Look through the data below. Pick out the lines holding the string "that".

= EXERCISE MATERIALS =
+ + + +

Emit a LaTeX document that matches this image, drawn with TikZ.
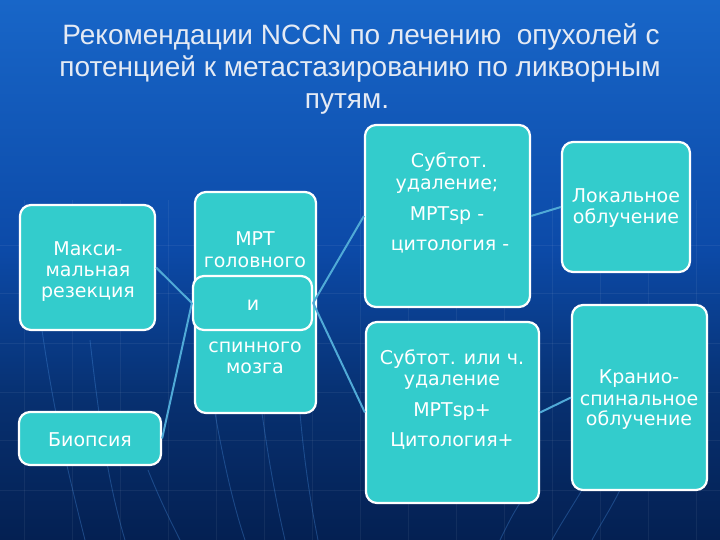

+ + + +

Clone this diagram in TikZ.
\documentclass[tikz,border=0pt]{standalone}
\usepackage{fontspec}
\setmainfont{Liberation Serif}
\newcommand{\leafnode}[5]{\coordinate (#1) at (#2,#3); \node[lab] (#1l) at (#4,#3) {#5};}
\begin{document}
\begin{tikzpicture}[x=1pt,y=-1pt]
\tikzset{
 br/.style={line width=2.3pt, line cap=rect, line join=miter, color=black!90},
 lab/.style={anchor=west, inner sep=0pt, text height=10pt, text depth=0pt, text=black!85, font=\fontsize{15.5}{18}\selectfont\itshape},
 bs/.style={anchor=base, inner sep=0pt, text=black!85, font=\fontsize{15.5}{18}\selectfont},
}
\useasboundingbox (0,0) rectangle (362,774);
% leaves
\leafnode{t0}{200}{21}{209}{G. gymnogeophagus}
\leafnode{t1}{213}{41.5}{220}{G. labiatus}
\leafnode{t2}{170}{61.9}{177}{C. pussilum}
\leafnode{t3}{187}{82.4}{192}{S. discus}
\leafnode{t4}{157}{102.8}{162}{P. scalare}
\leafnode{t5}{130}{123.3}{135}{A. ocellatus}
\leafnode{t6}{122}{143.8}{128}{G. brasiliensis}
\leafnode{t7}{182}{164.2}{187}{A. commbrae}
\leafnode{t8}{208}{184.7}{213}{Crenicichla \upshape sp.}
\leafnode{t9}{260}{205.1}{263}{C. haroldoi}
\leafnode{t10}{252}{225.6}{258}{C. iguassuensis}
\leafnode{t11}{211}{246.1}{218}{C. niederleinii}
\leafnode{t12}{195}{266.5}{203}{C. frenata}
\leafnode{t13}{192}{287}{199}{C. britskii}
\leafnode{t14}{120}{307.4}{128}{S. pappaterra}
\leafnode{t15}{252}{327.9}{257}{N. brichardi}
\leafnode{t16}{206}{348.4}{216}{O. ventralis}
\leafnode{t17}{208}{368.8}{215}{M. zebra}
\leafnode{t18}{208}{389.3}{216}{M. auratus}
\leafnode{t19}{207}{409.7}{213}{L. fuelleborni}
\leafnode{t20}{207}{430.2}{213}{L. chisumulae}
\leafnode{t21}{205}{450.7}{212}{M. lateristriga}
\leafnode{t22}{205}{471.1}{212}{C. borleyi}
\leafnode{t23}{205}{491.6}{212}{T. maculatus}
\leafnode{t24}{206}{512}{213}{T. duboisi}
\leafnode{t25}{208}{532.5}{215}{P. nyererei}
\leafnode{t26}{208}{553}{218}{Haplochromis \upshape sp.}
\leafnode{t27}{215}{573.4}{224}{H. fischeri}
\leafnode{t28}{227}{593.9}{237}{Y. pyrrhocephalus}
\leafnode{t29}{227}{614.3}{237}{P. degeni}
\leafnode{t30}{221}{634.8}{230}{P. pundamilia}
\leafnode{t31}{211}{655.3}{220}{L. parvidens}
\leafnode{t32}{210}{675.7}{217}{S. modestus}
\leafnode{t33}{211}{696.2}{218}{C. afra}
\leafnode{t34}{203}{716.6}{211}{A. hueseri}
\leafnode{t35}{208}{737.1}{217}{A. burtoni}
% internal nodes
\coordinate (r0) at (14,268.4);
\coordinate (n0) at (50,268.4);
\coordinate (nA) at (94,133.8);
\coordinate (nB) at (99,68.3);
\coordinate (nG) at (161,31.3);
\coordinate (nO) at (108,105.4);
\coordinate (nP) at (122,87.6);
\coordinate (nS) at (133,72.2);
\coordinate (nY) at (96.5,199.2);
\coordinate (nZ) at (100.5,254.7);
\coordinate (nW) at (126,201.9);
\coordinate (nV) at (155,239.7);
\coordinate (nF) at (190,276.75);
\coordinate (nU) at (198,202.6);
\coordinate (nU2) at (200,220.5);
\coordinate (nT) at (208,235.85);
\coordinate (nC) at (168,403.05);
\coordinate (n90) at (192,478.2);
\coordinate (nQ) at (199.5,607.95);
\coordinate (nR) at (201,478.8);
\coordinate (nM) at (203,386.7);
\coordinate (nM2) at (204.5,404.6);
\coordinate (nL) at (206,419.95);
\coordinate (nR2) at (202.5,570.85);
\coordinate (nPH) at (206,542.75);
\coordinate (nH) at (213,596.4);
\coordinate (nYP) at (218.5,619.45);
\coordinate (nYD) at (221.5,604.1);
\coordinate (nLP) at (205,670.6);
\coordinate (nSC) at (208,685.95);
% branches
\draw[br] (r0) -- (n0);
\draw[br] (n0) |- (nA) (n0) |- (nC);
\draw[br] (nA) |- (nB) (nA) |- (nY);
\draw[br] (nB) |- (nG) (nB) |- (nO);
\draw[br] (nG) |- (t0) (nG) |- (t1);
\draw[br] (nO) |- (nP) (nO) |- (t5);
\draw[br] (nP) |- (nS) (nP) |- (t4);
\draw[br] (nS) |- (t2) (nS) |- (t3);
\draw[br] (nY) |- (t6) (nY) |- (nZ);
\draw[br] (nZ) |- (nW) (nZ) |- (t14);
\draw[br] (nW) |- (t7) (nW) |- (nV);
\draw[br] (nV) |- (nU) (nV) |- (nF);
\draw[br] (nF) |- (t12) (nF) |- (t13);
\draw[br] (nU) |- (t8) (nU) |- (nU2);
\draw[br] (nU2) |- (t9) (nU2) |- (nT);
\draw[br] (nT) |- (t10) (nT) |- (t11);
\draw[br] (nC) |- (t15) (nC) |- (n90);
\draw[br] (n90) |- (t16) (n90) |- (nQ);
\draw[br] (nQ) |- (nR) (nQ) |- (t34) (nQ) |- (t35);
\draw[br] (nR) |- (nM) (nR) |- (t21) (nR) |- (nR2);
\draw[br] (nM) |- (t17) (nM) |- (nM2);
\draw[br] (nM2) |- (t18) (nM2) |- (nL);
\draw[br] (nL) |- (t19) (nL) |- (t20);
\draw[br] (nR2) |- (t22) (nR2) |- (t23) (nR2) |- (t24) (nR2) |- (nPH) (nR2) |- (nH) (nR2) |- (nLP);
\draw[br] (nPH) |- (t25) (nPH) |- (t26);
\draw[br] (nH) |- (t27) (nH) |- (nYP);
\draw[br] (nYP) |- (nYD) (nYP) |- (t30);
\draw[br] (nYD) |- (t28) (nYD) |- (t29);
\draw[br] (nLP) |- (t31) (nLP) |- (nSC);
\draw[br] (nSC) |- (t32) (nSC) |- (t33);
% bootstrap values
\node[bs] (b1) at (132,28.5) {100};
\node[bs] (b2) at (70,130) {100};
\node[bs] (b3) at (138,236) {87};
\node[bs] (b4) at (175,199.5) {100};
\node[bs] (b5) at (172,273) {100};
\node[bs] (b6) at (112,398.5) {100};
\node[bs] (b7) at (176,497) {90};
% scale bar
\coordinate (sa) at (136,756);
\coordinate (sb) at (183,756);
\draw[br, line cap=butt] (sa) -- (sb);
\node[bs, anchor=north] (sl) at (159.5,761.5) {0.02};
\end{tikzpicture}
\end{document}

+ + + +

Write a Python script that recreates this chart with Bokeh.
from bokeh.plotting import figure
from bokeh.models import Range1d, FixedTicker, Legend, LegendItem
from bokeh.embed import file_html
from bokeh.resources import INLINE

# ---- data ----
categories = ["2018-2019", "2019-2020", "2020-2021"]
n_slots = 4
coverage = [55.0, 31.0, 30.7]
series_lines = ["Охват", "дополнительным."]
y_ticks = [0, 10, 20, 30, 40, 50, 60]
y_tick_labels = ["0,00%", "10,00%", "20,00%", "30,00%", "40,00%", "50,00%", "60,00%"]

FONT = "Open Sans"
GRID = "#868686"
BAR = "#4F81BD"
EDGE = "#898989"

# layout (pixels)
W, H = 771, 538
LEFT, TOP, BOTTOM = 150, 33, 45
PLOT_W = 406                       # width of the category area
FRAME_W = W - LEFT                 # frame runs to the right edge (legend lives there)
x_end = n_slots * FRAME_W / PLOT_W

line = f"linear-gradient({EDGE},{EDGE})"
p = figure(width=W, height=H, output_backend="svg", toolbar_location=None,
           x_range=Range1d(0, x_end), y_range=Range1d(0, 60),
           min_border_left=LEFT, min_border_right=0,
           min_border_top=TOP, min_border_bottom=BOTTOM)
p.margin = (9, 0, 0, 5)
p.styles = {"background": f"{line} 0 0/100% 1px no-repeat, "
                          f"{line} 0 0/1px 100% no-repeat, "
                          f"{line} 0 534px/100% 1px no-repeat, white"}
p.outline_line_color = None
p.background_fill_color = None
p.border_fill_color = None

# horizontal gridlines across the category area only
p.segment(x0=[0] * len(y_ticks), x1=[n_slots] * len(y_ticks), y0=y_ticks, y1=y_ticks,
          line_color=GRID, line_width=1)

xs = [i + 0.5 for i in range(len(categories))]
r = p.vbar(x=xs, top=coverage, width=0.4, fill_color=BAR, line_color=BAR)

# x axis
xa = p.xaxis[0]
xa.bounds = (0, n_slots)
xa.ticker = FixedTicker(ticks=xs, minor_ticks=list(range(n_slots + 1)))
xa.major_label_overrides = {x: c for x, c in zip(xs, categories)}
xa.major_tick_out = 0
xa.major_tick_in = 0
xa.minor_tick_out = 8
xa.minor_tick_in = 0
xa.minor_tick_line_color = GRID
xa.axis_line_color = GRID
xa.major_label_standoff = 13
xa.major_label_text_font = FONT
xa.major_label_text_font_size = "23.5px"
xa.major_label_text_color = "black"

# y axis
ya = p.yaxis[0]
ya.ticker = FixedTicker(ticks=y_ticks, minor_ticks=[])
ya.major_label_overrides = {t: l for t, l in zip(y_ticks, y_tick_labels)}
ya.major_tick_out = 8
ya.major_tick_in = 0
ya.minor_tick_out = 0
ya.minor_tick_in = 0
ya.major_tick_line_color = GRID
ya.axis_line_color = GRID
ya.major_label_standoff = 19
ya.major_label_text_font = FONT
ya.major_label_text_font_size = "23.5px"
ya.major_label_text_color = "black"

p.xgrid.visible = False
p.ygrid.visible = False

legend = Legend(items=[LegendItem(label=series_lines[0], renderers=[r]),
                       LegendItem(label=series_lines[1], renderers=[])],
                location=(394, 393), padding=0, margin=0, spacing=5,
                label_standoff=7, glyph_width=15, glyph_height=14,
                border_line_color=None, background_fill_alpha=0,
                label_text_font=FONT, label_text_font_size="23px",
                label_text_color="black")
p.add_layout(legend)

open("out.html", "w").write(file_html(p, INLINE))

+ + + +

= ANSWER =
Emit a LaTeX document that matches this image, drawn with TikZ.
Write a Python script that recreates this chart with Bokeh.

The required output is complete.